▶ STATED GOAL: From the first line of the data below through the line bearing "80, 90, 100];", reproduce each line exactly; do not include pictures.

▶ DATASET CONTENT:
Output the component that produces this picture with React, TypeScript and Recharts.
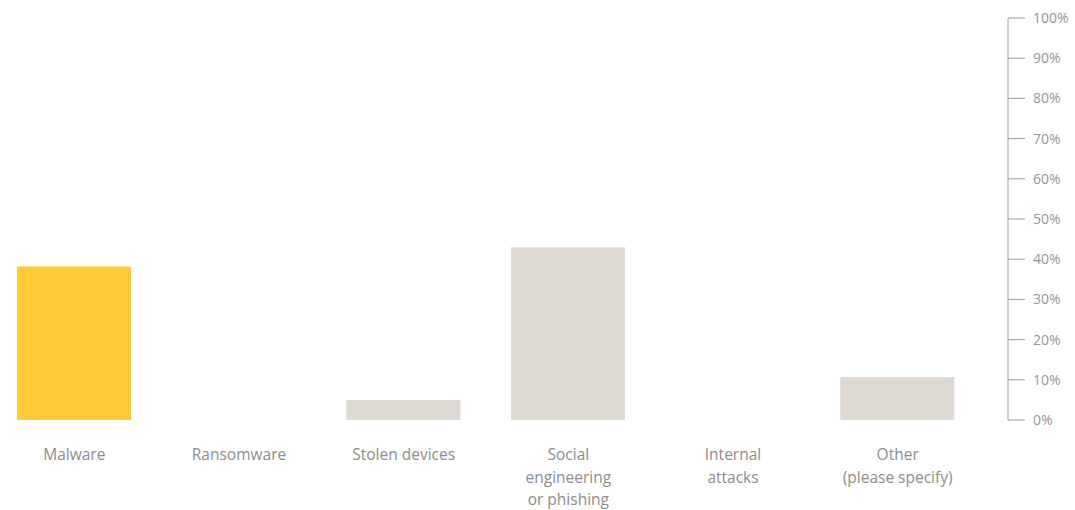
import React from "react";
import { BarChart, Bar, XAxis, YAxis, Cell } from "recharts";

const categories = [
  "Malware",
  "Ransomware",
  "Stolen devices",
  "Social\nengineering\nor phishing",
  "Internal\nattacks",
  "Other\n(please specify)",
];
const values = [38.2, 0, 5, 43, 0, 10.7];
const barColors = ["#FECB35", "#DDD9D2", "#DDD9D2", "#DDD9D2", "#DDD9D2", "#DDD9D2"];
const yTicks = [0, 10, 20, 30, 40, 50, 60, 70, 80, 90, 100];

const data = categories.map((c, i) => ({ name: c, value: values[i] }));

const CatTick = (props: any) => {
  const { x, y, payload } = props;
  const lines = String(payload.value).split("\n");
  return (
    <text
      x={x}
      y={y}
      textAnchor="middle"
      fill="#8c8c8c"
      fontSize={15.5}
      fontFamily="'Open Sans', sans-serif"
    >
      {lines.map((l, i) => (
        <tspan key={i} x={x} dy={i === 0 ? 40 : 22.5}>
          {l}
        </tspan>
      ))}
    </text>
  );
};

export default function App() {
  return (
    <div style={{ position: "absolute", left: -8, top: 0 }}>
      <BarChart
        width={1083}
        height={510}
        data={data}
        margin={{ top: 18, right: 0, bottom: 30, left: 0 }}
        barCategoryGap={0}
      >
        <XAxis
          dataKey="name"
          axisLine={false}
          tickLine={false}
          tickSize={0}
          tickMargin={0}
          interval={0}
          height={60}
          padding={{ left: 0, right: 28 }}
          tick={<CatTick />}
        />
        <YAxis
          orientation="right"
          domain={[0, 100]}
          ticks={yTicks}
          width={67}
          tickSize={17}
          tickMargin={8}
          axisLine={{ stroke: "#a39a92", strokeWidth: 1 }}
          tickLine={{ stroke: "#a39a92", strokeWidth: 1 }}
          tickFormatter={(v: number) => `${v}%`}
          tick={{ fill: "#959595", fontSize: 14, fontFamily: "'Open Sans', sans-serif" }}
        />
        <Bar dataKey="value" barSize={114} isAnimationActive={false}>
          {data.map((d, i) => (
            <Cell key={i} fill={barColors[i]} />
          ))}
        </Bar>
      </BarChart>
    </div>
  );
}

▶ WRITTEN ANSWER:
Output the component that produces this picture with React, TypeScript and Recharts.
import React from "react";
import { BarChart, Bar, XAxis, YAxis, Cell } from "recharts";

const categories = [
  "Malware",
  "Ransomware",
  "Stolen devices",
  "Social\nengineering\nor phishing",
  "Internal\nattacks",
  "Other\n(please specify)",
];
const values = [38.2, 0, 5, 43, 0, 10.7];
const barColors = ["#FECB35", "#DDD9D2", "#DDD9D2", "#DDD9D2", "#DDD9D2", "#DDD9D2"];
const yTicks = [0, 10, 20, 30, 40, 50, 60, 70, 80, 90, 100];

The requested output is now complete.